While welcoming the R&D spending, countries began to pursue a new surtax specifically targeted at digital-related revenues, including those earned from online marketplaces, digital advertising and social-media services. The resulting DSTs are essentially taxes on revenue that is already subject to tax. But they fell outside existing tax treaties that seek to limit double taxation, meaning that the increased payments would certainly hit the bottom line of the tech companies. Or the DSTs could lead to reduced tax earnings for the tech companies’ home country, most notably the United States, because less revenue from abroad flows back home.

The U.S. responded to the emergence of DSTs by threatening to impose tariffs as a retaliatory measure. For example, after France announced plans to implement a DST, the U.S. said it would establish billions in new tariffs on French products. The jousting over digital taxes ultimately led to a new international agreement at the OECD designed to establish common standards related to the taxation model. That agreement, which covers nearly 140 countries representing 90 per cent of global GDP, has not yet been implemented amid doubts that the U.S. will take the steps needed for it to take effect.

As they waited, Finance Minister Chrystia Freeland and the Canadian government became increasingly impatient with the delayed implementation of the deal.
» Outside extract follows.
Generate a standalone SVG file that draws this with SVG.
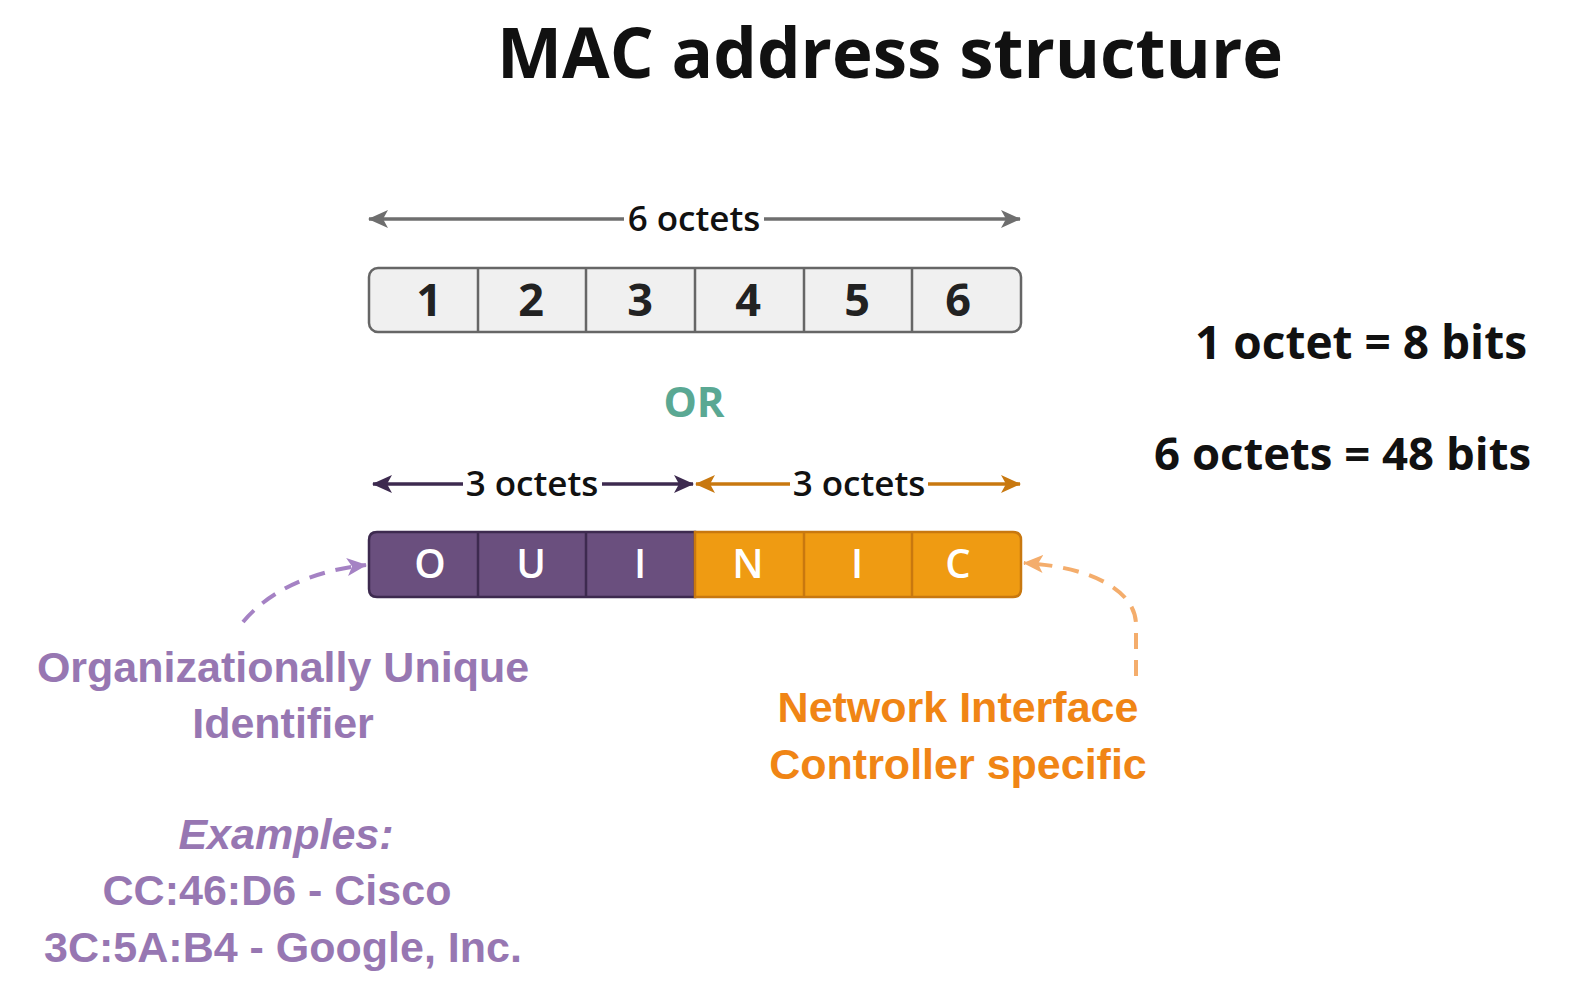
<svg xmlns="http://www.w3.org/2000/svg" width="1592" height="999" viewBox="0 0 1592 999">
<style>
.os{font-family:"Open Sans","Noto Sans","DejaVu Sans",sans-serif;font-weight:700}
.ar{font-family:"Liberation Sans",Arial,sans-serif;font-weight:700}
.c{text-anchor:middle}
.num{font-size:45px;fill:#222}
.let{font-size:40px;fill:#fff;font-weight:600}
.pur{fill:#9777b2;font-size:43px}
.ora{fill:#f08515;font-size:43px}
.oct{font-size:35px;fill:#111;font-weight:600}
</style>
<defs>
<marker id="mg" viewBox="0 0 20 18" refX="19" refY="9" markerWidth="20" markerHeight="18" markerUnits="userSpaceOnUse" orient="auto-start-reverse"><path d="M0,0 L20,9 L0,18 L5,9 z" fill="#6e6e6e"/></marker>
<marker id="mp" viewBox="0 0 20 18" refX="19" refY="9" markerWidth="20" markerHeight="18" markerUnits="userSpaceOnUse" orient="auto-start-reverse"><path d="M0,0 L20,9 L0,18 L5,9 z" fill="#3d2a4f"/></marker>
<marker id="mo" viewBox="0 0 20 18" refX="19" refY="9" markerWidth="20" markerHeight="18" markerUnits="userSpaceOnUse" orient="auto-start-reverse"><path d="M0,0 L20,9 L0,18 L5,9 z" fill="#c8780f"/></marker>
<marker id="ml" viewBox="0 0 20 18" refX="19" refY="9" markerWidth="20" markerHeight="18" markerUnits="userSpaceOnUse" orient="auto"><path d="M0,0 L20,9 L0,18 L5,9 z" fill="#a582c4"/></marker>
<marker id="mr" viewBox="0 0 20 18" refX="19" refY="9" markerWidth="20" markerHeight="18" markerUnits="userSpaceOnUse" orient="auto"><path d="M0,0 L20,9 L0,18 L5,9 z" fill="#f4ad6c"/></marker>
</defs>
<rect width="1592" height="999" fill="#fff"/>
<g id="title"><text class="os c" x="890" y="78" font-size="69" font-weight="700" fill="#111">MAC address structure</text></g>

<g id="connectors">
<line x1="369" y1="219" x2="624" y2="219" stroke="#6e6e6e" stroke-width="3.5" marker-start="url(#mg)"/>
<line x1="764" y1="219" x2="1020" y2="219" stroke="#6e6e6e" stroke-width="3.5" marker-end="url(#mg)"/>
<line x1="373" y1="484" x2="463" y2="484" stroke="#3d2a4f" stroke-width="3.5" marker-start="url(#mp)"/>
<line x1="602" y1="484" x2="693" y2="484" stroke="#3d2a4f" stroke-width="3.5" marker-end="url(#mp)"/>
<line x1="696" y1="484" x2="790" y2="484" stroke="#c8780f" stroke-width="3.5" marker-start="url(#mo)"/>
<line x1="928" y1="484" x2="1020" y2="484" stroke="#c8780f" stroke-width="3.5" marker-end="url(#mo)"/>
<path d="M243,622 C268,592 310,571 366,565" fill="none" stroke="#a582c4" stroke-width="4" stroke-dasharray="16,11" marker-end="url(#ml)"/>
<path d="M1136,676 L1136,625 C1136,588 1085,566 1024,563" fill="none" stroke="#f4ad6c" stroke-width="4" stroke-dasharray="16,11" marker-end="url(#mr)"/>
</g>

<g id="label-6octets"><text class="os c oct" x="694" y="231">6 octets</text></g>

<g id="octets-box">
<rect x="369" y="268" width="652" height="64" rx="9" fill="#f0f0f0" stroke="#666" stroke-width="2.5"/>
<g stroke="#666" stroke-width="2.5">
<line x1="478" y1="269" x2="478" y2="331"/><line x1="586" y1="269" x2="586" y2="331"/><line x1="695" y1="269" x2="695" y2="331"/><line x1="804" y1="269" x2="804" y2="331"/><line x1="912" y1="269" x2="912" y2="331"/>
</g>
<text class="os c num" x="429" y="316">1</text>
<text class="os c num" x="531" y="316">2</text>
<text class="os c num" x="640" y="316">3</text>
<text class="os c num" x="748" y="316">4</text>
<text class="os c num" x="857" y="316">5</text>
<text class="os c num" x="958" y="316">6</text>
</g>

<g id="or"><text class="os c" x="694" y="417" font-size="42" font-weight="700" fill="#5aa893">OR</text></g>

<g id="label-3octets-left"><text class="os c oct" x="532" y="496">3 octets</text></g>
<g id="label-3octets-right"><text class="os c oct" x="859" y="496">3 octets</text></g>

<g id="oui-nic-box">
<path d="M695,532 H377 Q369,532 369,540 V589 Q369,597 377,597 H695 Z" fill="#6a4f7e" stroke="#3d2a4f" stroke-width="2.5"/>
<path d="M695,532 H1013 Q1021,532 1021,540 V589 Q1021,597 1013,597 H695 Z" fill="#ef9b12" stroke="#c8780f" stroke-width="2.5"/>
<g stroke-width="2.5">
<line x1="478" y1="533" x2="478" y2="596" stroke="#3d2a4f"/><line x1="586" y1="533" x2="586" y2="596" stroke="#3d2a4f"/>
<line x1="804" y1="533" x2="804" y2="596" stroke="#c8780f"/><line x1="912" y1="533" x2="912" y2="596" stroke="#c8780f"/>
</g>
<text class="os c let" x="430" y="578">O</text>
<text class="os c let" x="531" y="578">U</text>
<text class="os c let" x="640" y="578">I</text>
<text class="os c let" x="748" y="578">N</text>
<text class="os c let" x="857" y="578">I</text>
<text class="os c let" x="958" y="578">C</text>
</g>

<g id="oui-label">
<text class="ar c pur" x="283" y="682">Organizationally Unique</text>
<text class="ar c pur" x="283" y="738">Identifier</text>
</g>
<g id="examples">
<text class="ar c pur" x="286" y="849" font-style="italic">Examples:</text>
<text class="ar c pur" x="277" y="905">CC:46:D6 - Cisco</text>
<text class="ar c pur" x="283" y="962">3C:5A:B4 - Google, Inc.</text>
</g>
<g id="nic-label">
<text class="ar c ora" x="958" y="722">Network Interface</text>
<text class="ar c ora" x="958" y="779">Controller specific</text>
</g>
<g id="bits">
<text class="os" x="1527" y="359" font-size="46" font-weight="600" fill="#111" text-anchor="end">1 octet = 8 bits</text>
<text class="os" x="1531" y="470" font-size="45.5" font-weight="600" fill="#111" text-anchor="end">6 octets = 48 bits</text>
</g>
</svg>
Tax revenues were not at risk given plans to retroactively apply the OECD’s DST; however, the prospect of billions in new money ultimately proved too tempting to wait. The government quietly used the Canada Day long weekend to announce that the DST was operational in Canada with affected companies obliged to remit taxes for revenues dating back to 2022.

The announcement sparked an immediate outcry from both the business community and the U.S. government. Businesses fear the DST costs will ultimately be passed along by the tech companies, making digital advertising more expensive and rendering Canadian businesses less competitive online. But the bigger concern stems from the prospect of U.S. tariff retaliation. The U.S. Trade Representative, which leads the U.S. government on trade matters, has said it is open to using “all available tools that could result in meaningful progress toward addressing discriminatory digital-services taxes.”

Much like the bet that Meta META-Q was bluffing when it said it would block news links in response to legislation that amounted to a link tax, the Canadian government is once again gambling that the U.S. government threat is just a bluff. Yet the risk here is far greater since tariff retaliation could run into the billions of dollars and focus on high-priority sectors such as dairy, steel or lumber. It is possible that the U.S. government will limit its opposition to sabre rattling, but with a presidential election only months away, currying favour in battleground states by levying tariffs on Canadian products in support of the Wisconsin dairy industry or the Pennsylvania steel sector hardly seems unlikely.

Few would dispute that tech companies should pay their fair share. Indeed, general tax revenues are preferable to the cross-industry subsidy model that the government has relied upon to support the Canadian cultural and news lobbies. But timing also matters. Canada could have waited for the international agreement to coalesce even as the retroactive DST revenues continued to accumulate. By striking now for its pot of gold, it runs the risk of creating significant harm to the Canadian economy and solidifying the growing global perspective of a government hostile toward the tech sector.